-- START OF GIVEN DATA --

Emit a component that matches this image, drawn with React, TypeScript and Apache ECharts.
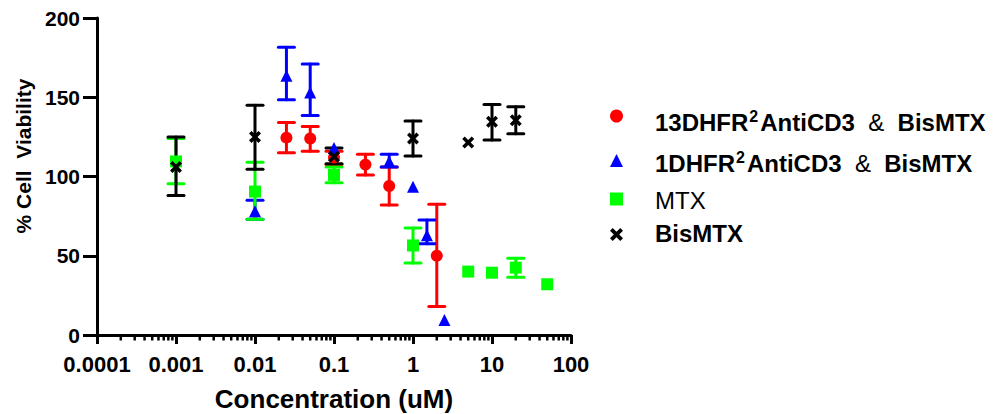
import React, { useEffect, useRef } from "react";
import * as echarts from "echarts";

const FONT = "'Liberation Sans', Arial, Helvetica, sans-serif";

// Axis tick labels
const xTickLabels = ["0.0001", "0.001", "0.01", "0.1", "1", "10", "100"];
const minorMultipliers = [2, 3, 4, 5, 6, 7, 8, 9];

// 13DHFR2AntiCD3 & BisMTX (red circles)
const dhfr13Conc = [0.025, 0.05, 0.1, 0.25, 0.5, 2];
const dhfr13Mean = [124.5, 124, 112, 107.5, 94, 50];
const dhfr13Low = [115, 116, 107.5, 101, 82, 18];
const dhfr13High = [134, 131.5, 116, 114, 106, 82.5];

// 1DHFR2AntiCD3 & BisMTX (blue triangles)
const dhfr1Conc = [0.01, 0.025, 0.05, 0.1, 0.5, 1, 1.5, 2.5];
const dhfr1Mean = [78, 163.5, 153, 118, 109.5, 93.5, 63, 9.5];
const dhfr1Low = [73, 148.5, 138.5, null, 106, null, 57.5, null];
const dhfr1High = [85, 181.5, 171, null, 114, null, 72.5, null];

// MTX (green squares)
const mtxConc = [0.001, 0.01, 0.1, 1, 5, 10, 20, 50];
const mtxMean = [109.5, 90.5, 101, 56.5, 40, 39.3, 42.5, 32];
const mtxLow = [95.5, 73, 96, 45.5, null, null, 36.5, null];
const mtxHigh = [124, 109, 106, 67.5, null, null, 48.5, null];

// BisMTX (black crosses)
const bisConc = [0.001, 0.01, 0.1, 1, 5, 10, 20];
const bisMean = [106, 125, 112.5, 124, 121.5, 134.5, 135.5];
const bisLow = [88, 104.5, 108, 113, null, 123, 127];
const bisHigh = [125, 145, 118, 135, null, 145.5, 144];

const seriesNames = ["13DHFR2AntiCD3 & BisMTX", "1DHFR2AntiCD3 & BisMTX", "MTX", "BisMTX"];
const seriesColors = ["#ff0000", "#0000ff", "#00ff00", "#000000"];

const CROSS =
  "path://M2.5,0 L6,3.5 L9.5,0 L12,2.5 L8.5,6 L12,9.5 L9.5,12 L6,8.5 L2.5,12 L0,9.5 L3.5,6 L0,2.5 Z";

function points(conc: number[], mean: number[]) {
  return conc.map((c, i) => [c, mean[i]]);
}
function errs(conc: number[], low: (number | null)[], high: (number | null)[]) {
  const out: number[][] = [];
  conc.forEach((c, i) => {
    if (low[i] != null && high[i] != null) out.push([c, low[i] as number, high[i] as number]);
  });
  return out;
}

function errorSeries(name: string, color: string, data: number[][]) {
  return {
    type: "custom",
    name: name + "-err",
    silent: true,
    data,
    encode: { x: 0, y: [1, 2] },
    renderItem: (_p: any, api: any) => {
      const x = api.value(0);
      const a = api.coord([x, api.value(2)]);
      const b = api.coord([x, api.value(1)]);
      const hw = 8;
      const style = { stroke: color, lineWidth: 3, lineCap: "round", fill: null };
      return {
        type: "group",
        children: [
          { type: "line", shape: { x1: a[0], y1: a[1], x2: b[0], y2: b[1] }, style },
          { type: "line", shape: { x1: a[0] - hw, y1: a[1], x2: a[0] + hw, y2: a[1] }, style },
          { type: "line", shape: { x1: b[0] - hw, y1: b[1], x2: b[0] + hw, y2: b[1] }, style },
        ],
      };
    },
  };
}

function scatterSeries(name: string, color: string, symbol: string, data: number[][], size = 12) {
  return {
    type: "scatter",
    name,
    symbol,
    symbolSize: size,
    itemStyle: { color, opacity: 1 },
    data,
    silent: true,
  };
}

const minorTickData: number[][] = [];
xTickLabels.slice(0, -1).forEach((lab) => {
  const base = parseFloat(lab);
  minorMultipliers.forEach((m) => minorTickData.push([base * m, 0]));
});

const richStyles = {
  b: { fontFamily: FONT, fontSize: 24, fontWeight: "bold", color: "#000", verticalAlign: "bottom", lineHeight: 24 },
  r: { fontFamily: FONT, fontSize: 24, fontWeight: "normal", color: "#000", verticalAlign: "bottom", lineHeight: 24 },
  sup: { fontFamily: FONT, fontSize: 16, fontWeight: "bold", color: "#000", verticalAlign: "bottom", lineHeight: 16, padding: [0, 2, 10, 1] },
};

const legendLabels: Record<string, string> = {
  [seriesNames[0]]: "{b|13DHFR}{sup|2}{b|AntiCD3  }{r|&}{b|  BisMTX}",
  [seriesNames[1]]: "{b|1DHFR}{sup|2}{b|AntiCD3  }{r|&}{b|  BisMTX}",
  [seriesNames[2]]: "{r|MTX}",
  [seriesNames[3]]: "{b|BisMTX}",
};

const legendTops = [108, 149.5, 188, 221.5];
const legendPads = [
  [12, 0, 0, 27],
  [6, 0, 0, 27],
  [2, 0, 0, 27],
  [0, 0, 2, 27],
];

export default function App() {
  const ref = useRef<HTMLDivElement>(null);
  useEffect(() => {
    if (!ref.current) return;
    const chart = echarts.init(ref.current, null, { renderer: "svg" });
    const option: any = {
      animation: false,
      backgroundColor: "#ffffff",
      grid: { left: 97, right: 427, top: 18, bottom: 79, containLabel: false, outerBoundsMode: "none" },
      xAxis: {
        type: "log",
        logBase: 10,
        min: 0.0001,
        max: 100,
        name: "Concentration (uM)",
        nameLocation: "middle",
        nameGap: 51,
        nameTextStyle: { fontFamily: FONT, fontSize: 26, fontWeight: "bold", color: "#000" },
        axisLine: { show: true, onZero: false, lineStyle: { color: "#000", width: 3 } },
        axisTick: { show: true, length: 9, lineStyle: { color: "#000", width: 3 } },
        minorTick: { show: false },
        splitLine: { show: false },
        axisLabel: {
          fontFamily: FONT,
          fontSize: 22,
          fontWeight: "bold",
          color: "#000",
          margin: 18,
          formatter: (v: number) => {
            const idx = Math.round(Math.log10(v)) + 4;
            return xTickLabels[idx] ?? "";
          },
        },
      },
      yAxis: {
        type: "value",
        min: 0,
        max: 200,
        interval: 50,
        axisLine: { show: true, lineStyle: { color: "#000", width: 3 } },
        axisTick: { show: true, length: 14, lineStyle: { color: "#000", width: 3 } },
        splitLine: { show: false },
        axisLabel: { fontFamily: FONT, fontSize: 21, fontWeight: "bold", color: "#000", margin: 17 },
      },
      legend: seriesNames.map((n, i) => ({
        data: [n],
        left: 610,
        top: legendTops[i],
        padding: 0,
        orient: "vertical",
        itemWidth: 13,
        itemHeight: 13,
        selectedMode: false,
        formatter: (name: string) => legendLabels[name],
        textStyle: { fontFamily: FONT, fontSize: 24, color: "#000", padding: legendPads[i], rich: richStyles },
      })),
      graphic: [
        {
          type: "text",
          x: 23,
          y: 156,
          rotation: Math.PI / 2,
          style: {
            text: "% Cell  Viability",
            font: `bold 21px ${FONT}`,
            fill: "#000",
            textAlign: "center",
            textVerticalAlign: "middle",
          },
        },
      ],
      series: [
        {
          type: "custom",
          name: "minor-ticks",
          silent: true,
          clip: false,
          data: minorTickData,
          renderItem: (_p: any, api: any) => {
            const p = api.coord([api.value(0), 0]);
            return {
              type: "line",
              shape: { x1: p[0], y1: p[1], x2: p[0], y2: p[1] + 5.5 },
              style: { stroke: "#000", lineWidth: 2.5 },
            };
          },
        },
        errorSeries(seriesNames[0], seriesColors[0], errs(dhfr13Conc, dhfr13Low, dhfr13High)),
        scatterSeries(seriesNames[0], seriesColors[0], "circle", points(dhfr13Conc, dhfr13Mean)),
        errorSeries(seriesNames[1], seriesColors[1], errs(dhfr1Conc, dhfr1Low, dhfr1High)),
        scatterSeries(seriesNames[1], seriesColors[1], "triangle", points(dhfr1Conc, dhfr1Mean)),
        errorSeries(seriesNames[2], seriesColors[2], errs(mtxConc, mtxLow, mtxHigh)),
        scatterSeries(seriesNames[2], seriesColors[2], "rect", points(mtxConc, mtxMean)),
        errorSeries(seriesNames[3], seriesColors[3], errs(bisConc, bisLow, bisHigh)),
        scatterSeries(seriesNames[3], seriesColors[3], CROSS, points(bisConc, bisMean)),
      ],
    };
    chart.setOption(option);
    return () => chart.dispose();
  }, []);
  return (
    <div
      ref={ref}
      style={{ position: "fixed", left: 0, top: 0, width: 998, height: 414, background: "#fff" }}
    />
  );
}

-- END OF GIVEN DATA --

◆ DIRECTIONS FOR THIS TASK
Extract the lines exactly, please: the first line of the listing, the line with "const bisHigh = [125, 145, 118, 135, null, 145.5, 144];", and every line between them, but no pictures.

◆ WRITTEN SOLUTION
Emit a component that matches this image, drawn with React, TypeScript and Apache ECharts.
import React, { useEffect, useRef } from "react";
import * as echarts from "echarts";

const FONT = "'Liberation Sans', Arial, Helvetica, sans-serif";

// Axis tick labels
const xTickLabels = ["0.0001", "0.001", "0.01", "0.1", "1", "10", "100"];
const minorMultipliers = [2, 3, 4, 5, 6, 7, 8, 9];

// 13DHFR2AntiCD3 & BisMTX (red circles)
const dhfr13Conc = [0.025, 0.05, 0.1, 0.25, 0.5, 2];
const dhfr13Mean = [124.5, 124, 112, 107.5, 94, 50];
const dhfr13Low = [115, 116, 107.5, 101, 82, 18];
const dhfr13High = [134, 131.5, 116, 114, 106, 82.5];

// 1DHFR2AntiCD3 & BisMTX (blue triangles)
const dhfr1Conc = [0.01, 0.025, 0.05, 0.1, 0.5, 1, 1.5, 2.5];
const dhfr1Mean = [78, 163.5, 153, 118, 109.5, 93.5, 63, 9.5];
const dhfr1Low = [73, 148.5, 138.5, null, 106, null, 57.5, null];
const dhfr1High = [85, 181.5, 171, null, 114, null, 72.5, null];

// MTX (green squares)
const mtxConc = [0.001, 0.01, 0.1, 1, 5, 10, 20, 50];
const mtxMean = [109.5, 90.5, 101, 56.5, 40, 39.3, 42.5, 32];
const mtxLow = [95.5, 73, 96, 45.5, null, null, 36.5, null];
const mtxHigh = [124, 109, 106, 67.5, null, null, 48.5, null];

// BisMTX (black crosses)
const bisConc = [0.001, 0.01, 0.1, 1, 5, 10, 20];
const bisMean = [106, 125, 112.5, 124, 121.5, 134.5, 135.5];
const bisLow = [88, 104.5, 108, 113, null, 123, 127];
const bisHigh = [125, 145, 118, 135, null, 145.5, 144];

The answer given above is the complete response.